The day is loooong. And you will get
hungry hangry. We brought our own snacks (fruit, nuts, museli bars) and water, so I don’t really know the prices at the Angkor Wat archaelogical park, but I can imagine, that like in any other touristic place, the prices are double of what they are in the city. So it’s smart to buy some snacks ahead.
PS! You will need at least 1l of water per person.
#6 Don’t wear a sarong (or a top).
This one is for the gals! I didn’t read this from any other travel blog, but I wasn’t allowed to climb one tower in the Angkor Wat temple, just because I had shorts and was wearing a sarong over it. There were signs saying you have to have long skirt or trousers. Don’t get it really, because a sarong is like a skirt. But apparently not.
Also wearing a top with straps and covering your shoulders with a sarong wasn’t acceptable, but a t-shirt was fine. I also saw one guy being not allowed to enter to the tower, because his shorts were too short. So if you wanna explore it all, I suggest you wear long (airy) trousers and a t-shirt.
Oh, and it’s not a bag idea to bring an extra t-shirt if you are a big sweatter as there gets hot.
Markus took these photos as I wasn’t allowed to go to a tower in Angkor Wat because of my sarong.
#7 Flip-flops / sandals are doable
We were told not to wear sandals, because there are rather steep stairs and not so smooth roads to walk on, but we took the chance. We are used to walking long distances in Birkenstocks, so it wasn’t a problem at all. I just don’t like wearing sneakers in 30 degree weathers, but if you are ok with that, you can of course wear these for more comfort. And I guess when it’s muddy and rainy, it could get slippery. So decide for yourself.
#8 Do the tour in opposite side.
This is something Markus read from another blog and I think this was the biggest game-changer for us! So as I mentioned before there are a couple must-see temples everyone goes to. And these are in different tours – the small tour (which we took) and the big tour. Everyone said that if you have one day, take the small tour as these temples are more important to see.
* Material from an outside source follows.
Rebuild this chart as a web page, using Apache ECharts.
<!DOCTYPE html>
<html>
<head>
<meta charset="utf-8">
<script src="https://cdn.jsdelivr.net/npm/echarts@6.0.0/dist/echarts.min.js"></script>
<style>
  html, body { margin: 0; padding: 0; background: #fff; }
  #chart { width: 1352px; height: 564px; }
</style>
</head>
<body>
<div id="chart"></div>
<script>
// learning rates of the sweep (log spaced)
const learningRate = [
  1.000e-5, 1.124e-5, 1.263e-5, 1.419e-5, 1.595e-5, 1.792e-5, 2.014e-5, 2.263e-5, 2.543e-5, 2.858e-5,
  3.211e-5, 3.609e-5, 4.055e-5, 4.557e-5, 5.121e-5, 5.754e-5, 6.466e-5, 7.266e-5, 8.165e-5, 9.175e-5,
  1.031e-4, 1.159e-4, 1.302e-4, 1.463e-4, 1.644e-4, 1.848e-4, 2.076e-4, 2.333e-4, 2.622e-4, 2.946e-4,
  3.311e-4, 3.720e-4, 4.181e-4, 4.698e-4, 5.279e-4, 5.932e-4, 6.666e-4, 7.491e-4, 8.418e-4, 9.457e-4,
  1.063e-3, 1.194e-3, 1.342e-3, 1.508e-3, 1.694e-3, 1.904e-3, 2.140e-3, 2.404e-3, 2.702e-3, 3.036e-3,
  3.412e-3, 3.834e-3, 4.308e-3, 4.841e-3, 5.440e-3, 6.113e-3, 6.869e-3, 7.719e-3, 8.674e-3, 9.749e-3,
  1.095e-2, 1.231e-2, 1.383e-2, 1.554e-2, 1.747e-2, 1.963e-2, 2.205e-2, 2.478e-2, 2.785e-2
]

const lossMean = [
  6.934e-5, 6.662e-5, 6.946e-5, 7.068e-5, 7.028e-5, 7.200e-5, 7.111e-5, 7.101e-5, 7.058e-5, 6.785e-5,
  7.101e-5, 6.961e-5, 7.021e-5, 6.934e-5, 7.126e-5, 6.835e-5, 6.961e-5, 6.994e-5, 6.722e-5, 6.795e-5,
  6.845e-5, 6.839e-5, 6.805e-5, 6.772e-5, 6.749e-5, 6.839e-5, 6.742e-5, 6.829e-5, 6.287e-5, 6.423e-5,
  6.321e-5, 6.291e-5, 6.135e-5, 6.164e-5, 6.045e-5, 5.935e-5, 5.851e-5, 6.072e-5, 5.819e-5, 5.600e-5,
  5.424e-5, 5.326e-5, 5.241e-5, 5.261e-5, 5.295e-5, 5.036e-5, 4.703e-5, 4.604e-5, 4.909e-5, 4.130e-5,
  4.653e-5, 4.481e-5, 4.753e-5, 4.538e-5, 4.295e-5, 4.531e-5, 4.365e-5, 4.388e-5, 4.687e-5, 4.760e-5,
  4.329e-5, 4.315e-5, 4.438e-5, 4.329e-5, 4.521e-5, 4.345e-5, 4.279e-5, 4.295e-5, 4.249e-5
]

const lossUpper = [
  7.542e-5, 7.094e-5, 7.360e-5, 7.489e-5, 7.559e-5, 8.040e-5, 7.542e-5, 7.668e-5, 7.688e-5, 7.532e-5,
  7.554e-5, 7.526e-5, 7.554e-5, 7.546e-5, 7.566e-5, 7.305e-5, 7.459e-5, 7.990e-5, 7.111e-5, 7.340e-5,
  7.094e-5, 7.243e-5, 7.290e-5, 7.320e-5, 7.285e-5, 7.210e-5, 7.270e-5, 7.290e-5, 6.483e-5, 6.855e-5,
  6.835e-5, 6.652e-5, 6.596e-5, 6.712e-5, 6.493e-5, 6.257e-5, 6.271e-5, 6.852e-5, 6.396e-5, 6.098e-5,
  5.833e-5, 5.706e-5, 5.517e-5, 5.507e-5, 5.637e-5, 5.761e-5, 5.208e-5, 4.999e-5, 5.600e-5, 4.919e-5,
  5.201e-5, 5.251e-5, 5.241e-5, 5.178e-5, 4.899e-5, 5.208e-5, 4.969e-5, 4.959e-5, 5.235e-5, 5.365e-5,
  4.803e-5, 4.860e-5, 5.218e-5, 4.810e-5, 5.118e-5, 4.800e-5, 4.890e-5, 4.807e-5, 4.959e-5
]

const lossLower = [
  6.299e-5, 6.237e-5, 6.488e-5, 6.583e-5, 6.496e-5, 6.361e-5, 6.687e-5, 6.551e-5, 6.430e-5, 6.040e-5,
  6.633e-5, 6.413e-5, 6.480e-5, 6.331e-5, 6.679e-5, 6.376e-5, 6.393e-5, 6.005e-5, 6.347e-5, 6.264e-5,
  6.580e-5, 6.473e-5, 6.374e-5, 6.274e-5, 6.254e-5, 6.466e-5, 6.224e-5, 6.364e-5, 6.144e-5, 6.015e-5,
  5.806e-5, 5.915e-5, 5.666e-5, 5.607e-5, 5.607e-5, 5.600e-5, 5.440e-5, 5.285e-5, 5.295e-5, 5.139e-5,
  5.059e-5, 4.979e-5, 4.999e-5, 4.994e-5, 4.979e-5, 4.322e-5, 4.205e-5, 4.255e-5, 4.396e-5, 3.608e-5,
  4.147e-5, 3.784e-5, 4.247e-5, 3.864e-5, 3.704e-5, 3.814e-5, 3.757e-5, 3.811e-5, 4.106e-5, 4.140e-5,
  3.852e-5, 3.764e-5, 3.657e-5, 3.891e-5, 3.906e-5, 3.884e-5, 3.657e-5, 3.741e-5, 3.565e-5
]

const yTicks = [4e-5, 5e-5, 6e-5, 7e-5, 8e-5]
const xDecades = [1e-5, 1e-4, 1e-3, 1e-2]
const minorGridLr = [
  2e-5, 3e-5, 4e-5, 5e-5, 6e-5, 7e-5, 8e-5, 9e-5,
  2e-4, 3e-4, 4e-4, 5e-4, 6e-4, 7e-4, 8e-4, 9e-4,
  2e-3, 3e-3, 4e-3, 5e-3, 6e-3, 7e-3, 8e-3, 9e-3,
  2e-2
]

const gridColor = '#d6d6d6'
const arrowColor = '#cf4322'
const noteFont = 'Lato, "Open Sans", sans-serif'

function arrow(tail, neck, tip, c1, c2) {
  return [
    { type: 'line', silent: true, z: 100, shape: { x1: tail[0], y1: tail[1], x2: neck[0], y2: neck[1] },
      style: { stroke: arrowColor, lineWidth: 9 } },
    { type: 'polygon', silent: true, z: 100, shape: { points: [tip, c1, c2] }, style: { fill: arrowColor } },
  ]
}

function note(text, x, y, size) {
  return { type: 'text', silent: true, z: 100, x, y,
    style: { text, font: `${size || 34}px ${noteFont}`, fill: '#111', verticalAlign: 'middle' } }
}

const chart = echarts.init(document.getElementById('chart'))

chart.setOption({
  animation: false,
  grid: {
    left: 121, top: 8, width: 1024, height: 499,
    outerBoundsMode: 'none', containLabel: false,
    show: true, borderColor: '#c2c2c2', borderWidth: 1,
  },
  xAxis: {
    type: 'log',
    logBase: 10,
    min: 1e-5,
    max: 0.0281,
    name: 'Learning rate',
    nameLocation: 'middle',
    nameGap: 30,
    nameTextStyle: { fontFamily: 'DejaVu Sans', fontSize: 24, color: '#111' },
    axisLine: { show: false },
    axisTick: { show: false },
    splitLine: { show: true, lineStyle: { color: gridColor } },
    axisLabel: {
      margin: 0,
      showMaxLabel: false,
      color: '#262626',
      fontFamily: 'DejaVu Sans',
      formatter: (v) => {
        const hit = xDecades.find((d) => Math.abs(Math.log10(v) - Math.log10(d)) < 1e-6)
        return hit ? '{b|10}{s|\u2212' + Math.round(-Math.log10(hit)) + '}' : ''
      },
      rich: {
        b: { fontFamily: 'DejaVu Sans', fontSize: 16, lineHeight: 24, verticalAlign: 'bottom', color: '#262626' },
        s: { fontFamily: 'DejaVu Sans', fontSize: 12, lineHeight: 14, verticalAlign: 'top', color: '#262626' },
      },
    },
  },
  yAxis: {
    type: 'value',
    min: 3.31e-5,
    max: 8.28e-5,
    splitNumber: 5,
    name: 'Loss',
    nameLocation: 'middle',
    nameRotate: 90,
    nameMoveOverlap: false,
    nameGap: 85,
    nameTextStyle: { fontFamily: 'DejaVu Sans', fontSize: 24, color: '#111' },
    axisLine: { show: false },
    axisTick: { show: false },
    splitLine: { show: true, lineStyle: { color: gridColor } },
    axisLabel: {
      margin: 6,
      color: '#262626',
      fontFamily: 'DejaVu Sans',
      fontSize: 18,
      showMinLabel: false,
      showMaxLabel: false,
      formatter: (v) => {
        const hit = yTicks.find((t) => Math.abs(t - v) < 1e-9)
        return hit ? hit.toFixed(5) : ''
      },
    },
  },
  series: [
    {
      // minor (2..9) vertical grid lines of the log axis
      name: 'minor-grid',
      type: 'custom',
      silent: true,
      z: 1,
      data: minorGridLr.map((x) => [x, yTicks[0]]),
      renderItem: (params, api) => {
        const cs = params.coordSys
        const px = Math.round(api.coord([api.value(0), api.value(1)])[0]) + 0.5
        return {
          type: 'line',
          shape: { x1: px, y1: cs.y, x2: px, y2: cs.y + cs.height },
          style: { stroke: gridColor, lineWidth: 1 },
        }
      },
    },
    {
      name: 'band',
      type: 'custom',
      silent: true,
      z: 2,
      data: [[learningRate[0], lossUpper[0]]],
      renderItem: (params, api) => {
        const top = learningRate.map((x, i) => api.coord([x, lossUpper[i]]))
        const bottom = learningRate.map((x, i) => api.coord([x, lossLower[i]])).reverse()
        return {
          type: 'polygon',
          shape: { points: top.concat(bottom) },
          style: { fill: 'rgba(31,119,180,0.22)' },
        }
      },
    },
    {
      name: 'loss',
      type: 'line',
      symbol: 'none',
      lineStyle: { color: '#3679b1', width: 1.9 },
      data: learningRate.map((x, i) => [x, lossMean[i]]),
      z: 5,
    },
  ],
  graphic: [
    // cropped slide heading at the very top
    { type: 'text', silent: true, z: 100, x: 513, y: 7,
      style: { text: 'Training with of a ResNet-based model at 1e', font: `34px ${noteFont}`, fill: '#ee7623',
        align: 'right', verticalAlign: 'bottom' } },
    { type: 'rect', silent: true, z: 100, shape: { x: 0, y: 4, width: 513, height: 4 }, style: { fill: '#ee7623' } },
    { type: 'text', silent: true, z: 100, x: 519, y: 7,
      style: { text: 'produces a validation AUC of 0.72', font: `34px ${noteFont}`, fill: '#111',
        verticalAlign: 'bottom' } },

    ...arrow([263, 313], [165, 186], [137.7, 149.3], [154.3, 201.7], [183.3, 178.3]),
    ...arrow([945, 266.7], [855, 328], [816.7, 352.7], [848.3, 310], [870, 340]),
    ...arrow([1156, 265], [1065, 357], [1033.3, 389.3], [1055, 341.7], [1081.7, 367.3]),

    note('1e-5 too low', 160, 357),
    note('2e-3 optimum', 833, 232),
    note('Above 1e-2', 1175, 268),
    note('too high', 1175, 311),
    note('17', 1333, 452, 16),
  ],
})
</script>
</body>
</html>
And we started from Angkor Wat llike everyone else BUT after that we did the small tour in opposite side everyone else. This meant that we didn’t move together with the crowds but opposite to them. Where we were at 9am, most people got at 13.00 and other way around.
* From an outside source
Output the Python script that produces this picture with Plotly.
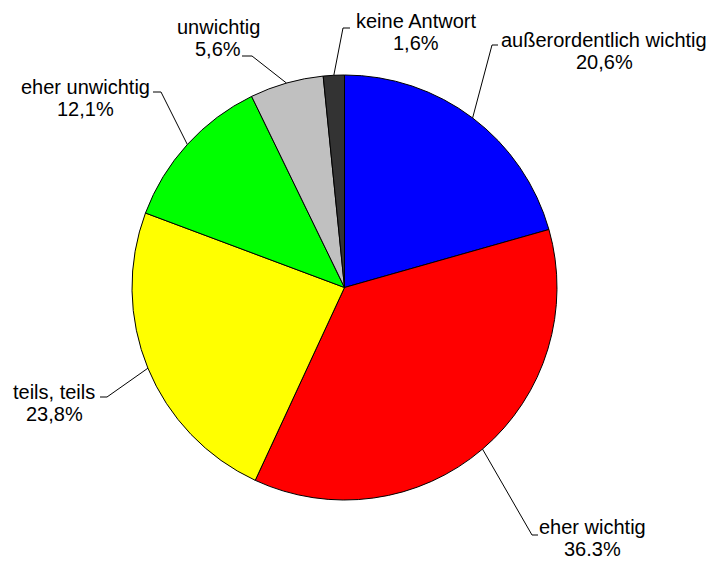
import math
import plotly.graph_objects as go

# Survey answers, clockwise from 12 o'clock
categories = ["außerordentlich wichtig", "eher wichtig", "teils, teils",
              "eher unwichtig", "unwichtig", "keine Antwort"]
shares = [20.6, 36.3, 23.8, 12.1, 5.6, 1.6]
share_labels = ["20,6%", "36.3%", "23,8%", "12,1%", "5,6%", "1,6%"]
colors = ["#0000FF", "#FF0000", "#FFFF00", "#00FF00", "#C0C0C0", "#333333"]

W, H = 713, 561
CX, CY, R = 344.5, 287.5, 212.5  # pie centre and radius in pixels

# Label layout: text centre (x, y of first line) and leader elbow / end points
label_layout = [
    dict(tx=604, ty=40, elbow=(492, 45), end=(498, 45)),
    dict(tx=592, ty=527, elbow=(532, 535), end=(538, 535)),
    dict(tx=54, ty=392, elbow=(107, 397), end=(100, 397)),
    dict(tx=85, ty=87, elbow=(161, 92), end=(153, 92)),
    dict(tx=218, ty=27, elbow=(252, 56), end=(242, 56)),
    dict(tx=416, ty=21, elbow=(343, 28), end=(350, 28)),
]
LINE_GAP = 22


def px(x):
    return x / W


def py(y):
    return 1 - y / H


fig = go.Figure(go.Pie(
    labels=categories,
    values=shares,
    sort=False,
    direction="clockwise",
    rotation=0,
    marker=dict(colors=colors, line=dict(color="black", width=1)),
    textinfo="none",
    hoverinfo="label+percent",
    showlegend=False,
    domain=dict(x=[px(CX - R), px(CX + R)], y=[py(CY + R), py(CY - R)]),
))

total = sum(shares)
shapes = []
annotations = []
cum = 0.0
for name, val, pct, lay in zip(categories, shares, share_labels, label_layout):
    mid = (cum + val / 2) / total * 2 * math.pi
    cum += val
    ex = CX + R * math.sin(mid)
    ey = CY - R * math.cos(mid)
    (bx, by), (hx, hy) = lay["elbow"], lay["end"]
    shapes.append(dict(
        type="path", xref="paper", yref="paper",
        path=f"M {px(ex)},{py(ey)} L {px(bx)},{py(by)} L {px(hx)},{py(hy)}",
        line=dict(color="black", width=1),
    ))
    for i, txt in enumerate([name, pct]):
        annotations.append(dict(
            x=px(lay["tx"]), y=py(lay["ty"] + i * LINE_GAP),
            xref="paper", yref="paper", text=txt, showarrow=False,
            xanchor="center", yanchor="middle",
            font=dict(family="Liberation Sans, Arial, sans-serif", size=20, color="black"),
        ))

fig.update_layout(
    width=W, height=H,
    margin=dict(l=0, r=0, t=0, b=0),
    paper_bgcolor="white",
    plot_bgcolor="white",
    shapes=shapes,
    annotations=annotations,
)

fig.write_html("out.html")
Honestly, in so many places we were alone or with only a handful of people. Didn’t see or feel the thousands of people who supposedly visit Angkor Wat every single day.
The small tour is the red one and the large tour is the green one. Photo from roadaffairs.com
#9 If everyone is taking a photo, skip it.
There are a lot of photographable spots and it looked like people were kind of gathering to same spots to take a photo, which I didn’t at all understand. Instead of waiting on the stairs to get an empty photo, we just walked around the temple to the other side and there were similar stairs with no single soul. The same applies to hallways, doors, walls etc. The temples are big, so find your own spots.
Also, when we saw big groups of people, we walked the other way. As I mentioned, the temples are huge and you can definitely find quite corners and look around by yourself.
Proof that photos without people are easy to do when you take the alternative way.
#10 Protect yourself from the sun
Most of the temples are ruins, so there are no roofs. And the sun is intensive during the day. So definitely wear a har or take an umbrella with you. And if you get easily sunburnt, don’t forgot the sunscreen as well.
So that’s it! Here is my take on the famous Angkor Wat. I hope this blog post helped you to understand the place a little better and prepare for your next trip. Let me know if you have any questions about Angkor Wat archaeological park. Happy adventures!